Each record below is to be copied word for word, with pictures removed.
>>>>>
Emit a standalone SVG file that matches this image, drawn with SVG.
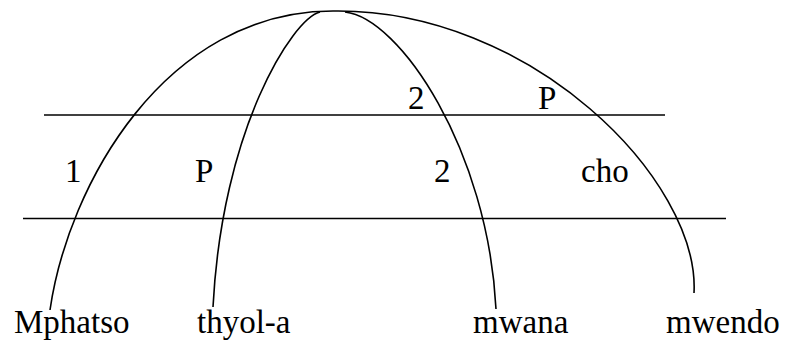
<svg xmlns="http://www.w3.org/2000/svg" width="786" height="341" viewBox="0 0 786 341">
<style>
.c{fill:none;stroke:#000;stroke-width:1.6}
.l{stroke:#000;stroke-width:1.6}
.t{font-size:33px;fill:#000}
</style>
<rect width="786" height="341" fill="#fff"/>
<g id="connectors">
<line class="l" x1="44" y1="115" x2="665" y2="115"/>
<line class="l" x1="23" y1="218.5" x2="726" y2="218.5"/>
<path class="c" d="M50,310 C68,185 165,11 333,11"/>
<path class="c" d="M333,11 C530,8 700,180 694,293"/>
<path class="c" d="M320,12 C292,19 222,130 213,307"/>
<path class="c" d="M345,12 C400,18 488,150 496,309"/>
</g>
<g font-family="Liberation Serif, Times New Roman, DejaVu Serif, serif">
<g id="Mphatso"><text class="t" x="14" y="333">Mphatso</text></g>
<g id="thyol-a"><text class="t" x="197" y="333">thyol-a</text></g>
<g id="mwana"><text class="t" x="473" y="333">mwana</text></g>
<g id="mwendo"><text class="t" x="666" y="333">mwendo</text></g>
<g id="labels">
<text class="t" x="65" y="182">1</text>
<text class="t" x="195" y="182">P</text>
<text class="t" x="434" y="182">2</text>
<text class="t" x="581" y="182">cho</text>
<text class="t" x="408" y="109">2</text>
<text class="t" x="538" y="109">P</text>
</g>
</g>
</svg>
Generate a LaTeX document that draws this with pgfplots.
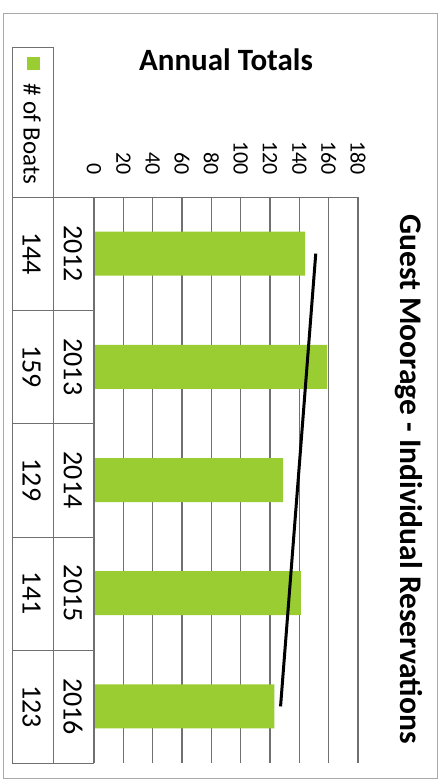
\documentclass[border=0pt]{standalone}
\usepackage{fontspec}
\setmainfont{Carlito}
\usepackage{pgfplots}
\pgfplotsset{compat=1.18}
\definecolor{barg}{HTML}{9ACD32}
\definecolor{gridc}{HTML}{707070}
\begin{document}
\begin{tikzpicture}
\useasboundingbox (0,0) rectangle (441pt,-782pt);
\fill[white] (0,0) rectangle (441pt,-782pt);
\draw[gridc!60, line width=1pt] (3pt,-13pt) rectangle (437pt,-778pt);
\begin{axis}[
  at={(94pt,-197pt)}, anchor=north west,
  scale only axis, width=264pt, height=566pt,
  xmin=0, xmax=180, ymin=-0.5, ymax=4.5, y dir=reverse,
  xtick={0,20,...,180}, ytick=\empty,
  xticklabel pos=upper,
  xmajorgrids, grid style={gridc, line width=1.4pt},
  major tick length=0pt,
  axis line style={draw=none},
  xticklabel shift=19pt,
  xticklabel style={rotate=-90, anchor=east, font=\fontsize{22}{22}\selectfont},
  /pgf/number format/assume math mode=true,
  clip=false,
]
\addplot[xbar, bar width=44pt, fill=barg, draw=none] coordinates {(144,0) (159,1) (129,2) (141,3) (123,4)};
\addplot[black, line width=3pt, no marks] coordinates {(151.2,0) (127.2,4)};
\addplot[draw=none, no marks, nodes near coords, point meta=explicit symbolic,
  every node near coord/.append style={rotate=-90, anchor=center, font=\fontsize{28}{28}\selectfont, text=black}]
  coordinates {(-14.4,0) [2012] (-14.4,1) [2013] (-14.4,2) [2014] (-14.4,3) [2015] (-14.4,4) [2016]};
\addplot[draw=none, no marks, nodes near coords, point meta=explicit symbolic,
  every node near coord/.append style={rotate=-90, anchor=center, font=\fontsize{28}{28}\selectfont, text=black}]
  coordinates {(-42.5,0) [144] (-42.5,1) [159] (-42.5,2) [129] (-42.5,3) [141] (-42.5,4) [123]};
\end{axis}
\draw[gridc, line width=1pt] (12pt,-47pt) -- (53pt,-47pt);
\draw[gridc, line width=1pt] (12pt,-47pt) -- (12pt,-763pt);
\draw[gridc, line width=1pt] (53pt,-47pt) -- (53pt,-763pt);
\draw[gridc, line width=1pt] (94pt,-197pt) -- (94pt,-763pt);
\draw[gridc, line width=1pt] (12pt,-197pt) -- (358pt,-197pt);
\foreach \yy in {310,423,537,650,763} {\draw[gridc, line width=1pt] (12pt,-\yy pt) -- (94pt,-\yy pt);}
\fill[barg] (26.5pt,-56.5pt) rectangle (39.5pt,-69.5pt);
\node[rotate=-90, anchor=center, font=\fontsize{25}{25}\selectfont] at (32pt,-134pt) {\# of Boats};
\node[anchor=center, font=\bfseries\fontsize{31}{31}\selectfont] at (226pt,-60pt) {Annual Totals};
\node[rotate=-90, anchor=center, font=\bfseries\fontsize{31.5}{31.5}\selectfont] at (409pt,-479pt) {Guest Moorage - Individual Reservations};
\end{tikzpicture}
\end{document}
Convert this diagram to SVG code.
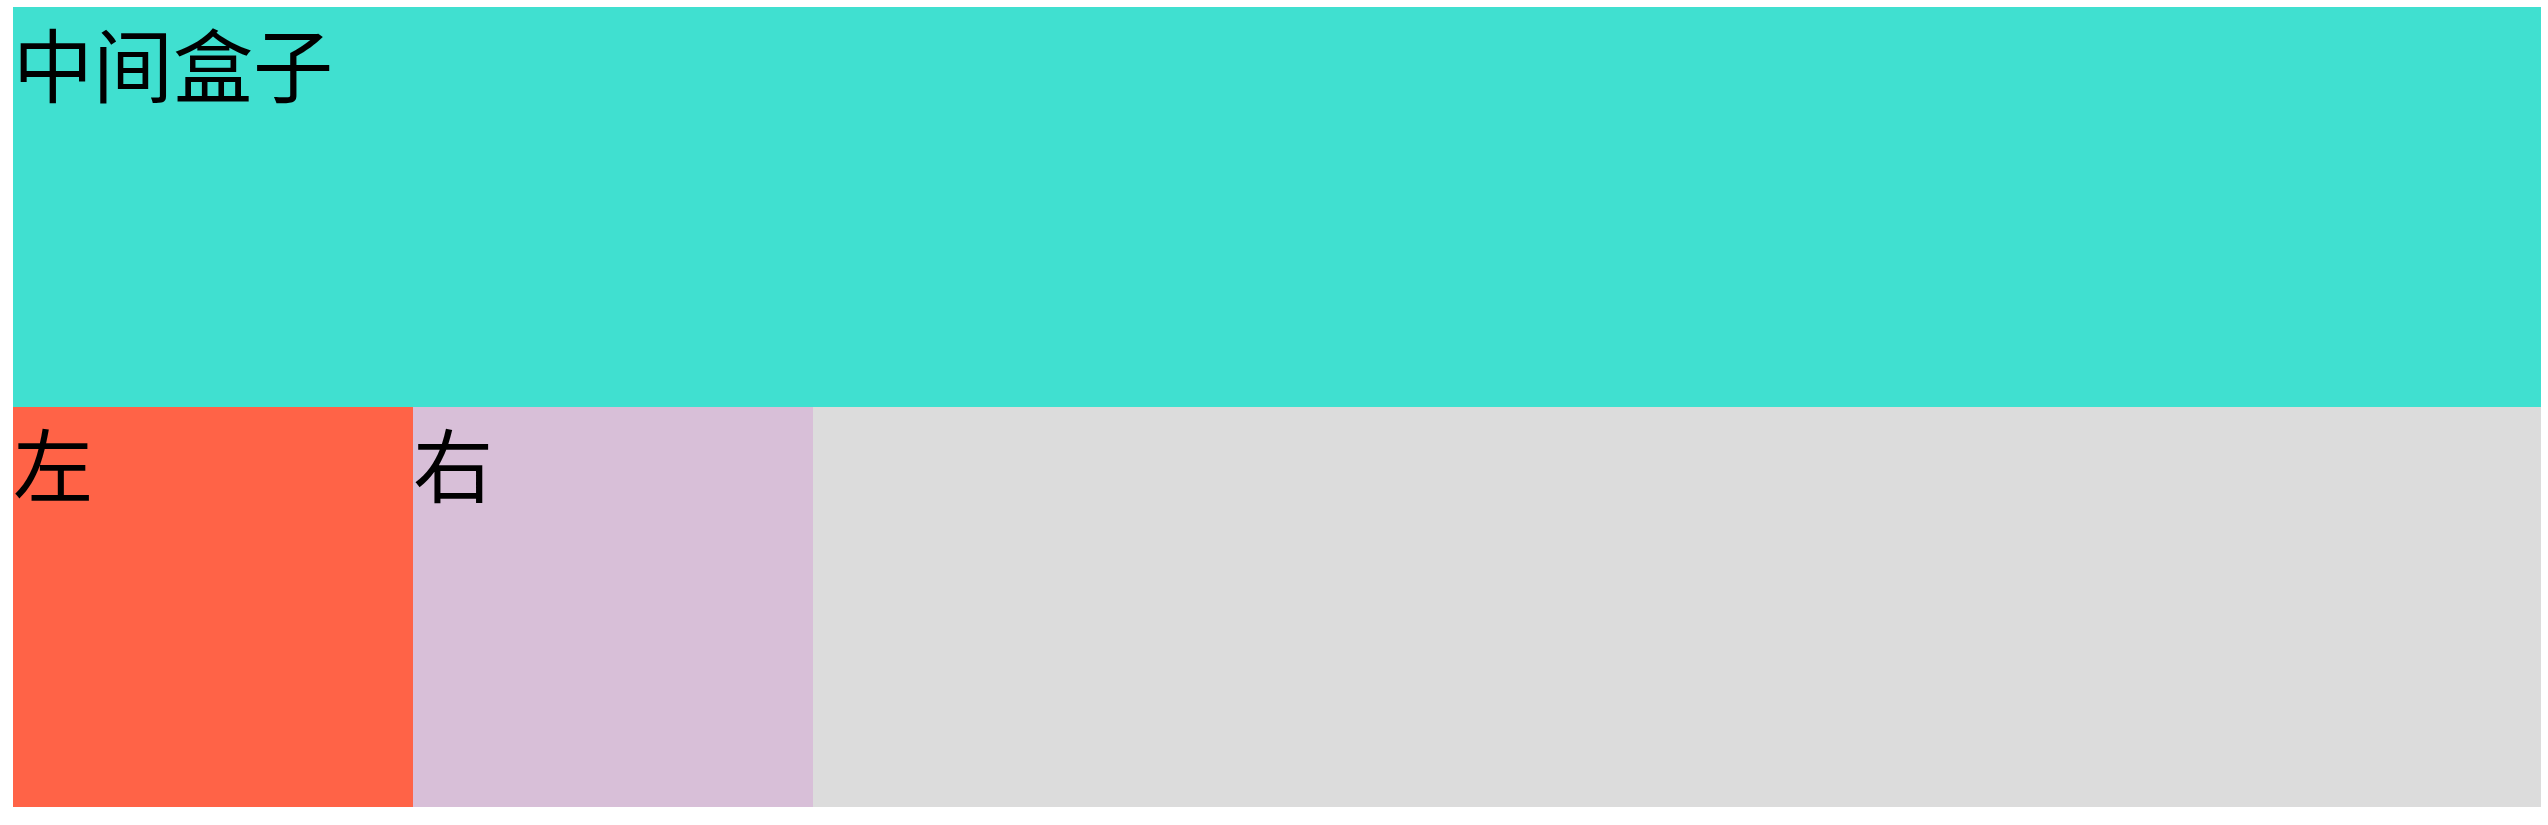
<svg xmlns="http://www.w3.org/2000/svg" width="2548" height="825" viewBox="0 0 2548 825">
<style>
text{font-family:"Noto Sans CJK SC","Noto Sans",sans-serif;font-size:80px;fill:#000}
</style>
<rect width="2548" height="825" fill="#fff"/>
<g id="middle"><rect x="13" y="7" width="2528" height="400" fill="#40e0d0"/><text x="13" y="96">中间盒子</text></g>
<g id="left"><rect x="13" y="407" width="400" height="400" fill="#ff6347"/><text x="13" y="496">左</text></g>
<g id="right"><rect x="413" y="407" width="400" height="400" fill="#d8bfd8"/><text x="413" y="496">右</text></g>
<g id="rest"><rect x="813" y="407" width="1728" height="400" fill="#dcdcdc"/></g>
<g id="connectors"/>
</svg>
<<<<<
* [RESPONSE TO THIS TASK]:
Emit a standalone SVG file that matches this image, drawn with SVG.
<svg xmlns="http://www.w3.org/2000/svg" width="786" height="341" viewBox="0 0 786 341">
<style>
.c{fill:none;stroke:#000;stroke-width:1.6}
.l{stroke:#000;stroke-width:1.6}
.t{font-size:33px;fill:#000}
</style>
<rect width="786" height="341" fill="#fff"/>
<g id="connectors">
<line class="l" x1="44" y1="115" x2="665" y2="115"/>
<line class="l" x1="23" y1="218.5" x2="726" y2="218.5"/>
<path class="c" d="M50,310 C68,185 165,11 333,11"/>
<path class="c" d="M333,11 C530,8 700,180 694,293"/>
<path class="c" d="M320,12 C292,19 222,130 213,307"/>
<path class="c" d="M345,12 C400,18 488,150 496,309"/>
</g>
<g font-family="Liberation Serif, Times New Roman, DejaVu Serif, serif">
<g id="Mphatso"><text class="t" x="14" y="333">Mphatso</text></g>
<g id="thyol-a"><text class="t" x="197" y="333">thyol-a</text></g>
<g id="mwana"><text class="t" x="473" y="333">mwana</text></g>
<g id="mwendo"><text class="t" x="666" y="333">mwendo</text></g>
<g id="labels">
<text class="t" x="65" y="182">1</text>
<text class="t" x="195" y="182">P</text>
<text class="t" x="434" y="182">2</text>
<text class="t" x="581" y="182">cho</text>
<text class="t" x="408" y="109">2</text>
<text class="t" x="538" y="109">P</text>
</g>
</g>
</svg>
Generate a LaTeX document that draws this with pgfplots.
\documentclass[border=0pt]{standalone}
\usepackage{fontspec}
\setmainfont{Carlito}
\usepackage{pgfplots}
\pgfplotsset{compat=1.18}
\definecolor{barg}{HTML}{9ACD32}
\definecolor{gridc}{HTML}{707070}
\begin{document}
\begin{tikzpicture}
\useasboundingbox (0,0) rectangle (441pt,-782pt);
\fill[white] (0,0) rectangle (441pt,-782pt);
\draw[gridc!60, line width=1pt] (3pt,-13pt) rectangle (437pt,-778pt);
\begin{axis}[
  at={(94pt,-197pt)}, anchor=north west,
  scale only axis, width=264pt, height=566pt,
  xmin=0, xmax=180, ymin=-0.5, ymax=4.5, y dir=reverse,
  xtick={0,20,...,180}, ytick=\empty,
  xticklabel pos=upper,
  xmajorgrids, grid style={gridc, line width=1.4pt},
  major tick length=0pt,
  axis line style={draw=none},
  xticklabel shift=19pt,
  xticklabel style={rotate=-90, anchor=east, font=\fontsize{22}{22}\selectfont},
  /pgf/number format/assume math mode=true,
  clip=false,
]
\addplot[xbar, bar width=44pt, fill=barg, draw=none] coordinates {(144,0) (159,1) (129,2) (141,3) (123,4)};
\addplot[black, line width=3pt, no marks] coordinates {(151.2,0) (127.2,4)};
\addplot[draw=none, no marks, nodes near coords, point meta=explicit symbolic,
  every node near coord/.append style={rotate=-90, anchor=center, font=\fontsize{28}{28}\selectfont, text=black}]
  coordinates {(-14.4,0) [2012] (-14.4,1) [2013] (-14.4,2) [2014] (-14.4,3) [2015] (-14.4,4) [2016]};
\addplot[draw=none, no marks, nodes near coords, point meta=explicit symbolic,
  every node near coord/.append style={rotate=-90, anchor=center, font=\fontsize{28}{28}\selectfont, text=black}]
  coordinates {(-42.5,0) [144] (-42.5,1) [159] (-42.5,2) [129] (-42.5,3) [141] (-42.5,4) [123]};
\end{axis}
\draw[gridc, line width=1pt] (12pt,-47pt) -- (53pt,-47pt);
\draw[gridc, line width=1pt] (12pt,-47pt) -- (12pt,-763pt);
\draw[gridc, line width=1pt] (53pt,-47pt) -- (53pt,-763pt);
\draw[gridc, line width=1pt] (94pt,-197pt) -- (94pt,-763pt);
\draw[gridc, line width=1pt] (12pt,-197pt) -- (358pt,-197pt);
\foreach \yy in {310,423,537,650,763} {\draw[gridc, line width=1pt] (12pt,-\yy pt) -- (94pt,-\yy pt);}
\fill[barg] (26.5pt,-56.5pt) rectangle (39.5pt,-69.5pt);
\node[rotate=-90, anchor=center, font=\fontsize{25}{25}\selectfont] at (32pt,-134pt) {\# of Boats};
\node[anchor=center, font=\bfseries\fontsize{31}{31}\selectfont] at (226pt,-60pt) {Annual Totals};
\node[rotate=-90, anchor=center, font=\bfseries\fontsize{31.5}{31.5}\selectfont] at (409pt,-479pt) {Guest Moorage - Individual Reservations};
\end{tikzpicture}
\end{document}
Convert this diagram to SVG code.
<svg xmlns="http://www.w3.org/2000/svg" width="2548" height="825" viewBox="0 0 2548 825">
<style>
text{font-family:"Noto Sans CJK SC","Noto Sans",sans-serif;font-size:80px;fill:#000}
</style>
<rect width="2548" height="825" fill="#fff"/>
<g id="middle"><rect x="13" y="7" width="2528" height="400" fill="#40e0d0"/><text x="13" y="96">中间盒子</text></g>
<g id="left"><rect x="13" y="407" width="400" height="400" fill="#ff6347"/><text x="13" y="496">左</text></g>
<g id="right"><rect x="413" y="407" width="400" height="400" fill="#d8bfd8"/><text x="413" y="496">右</text></g>
<g id="rest"><rect x="813" y="407" width="1728" height="400" fill="#dcdcdc"/></g>
<g id="connectors"/>
</svg>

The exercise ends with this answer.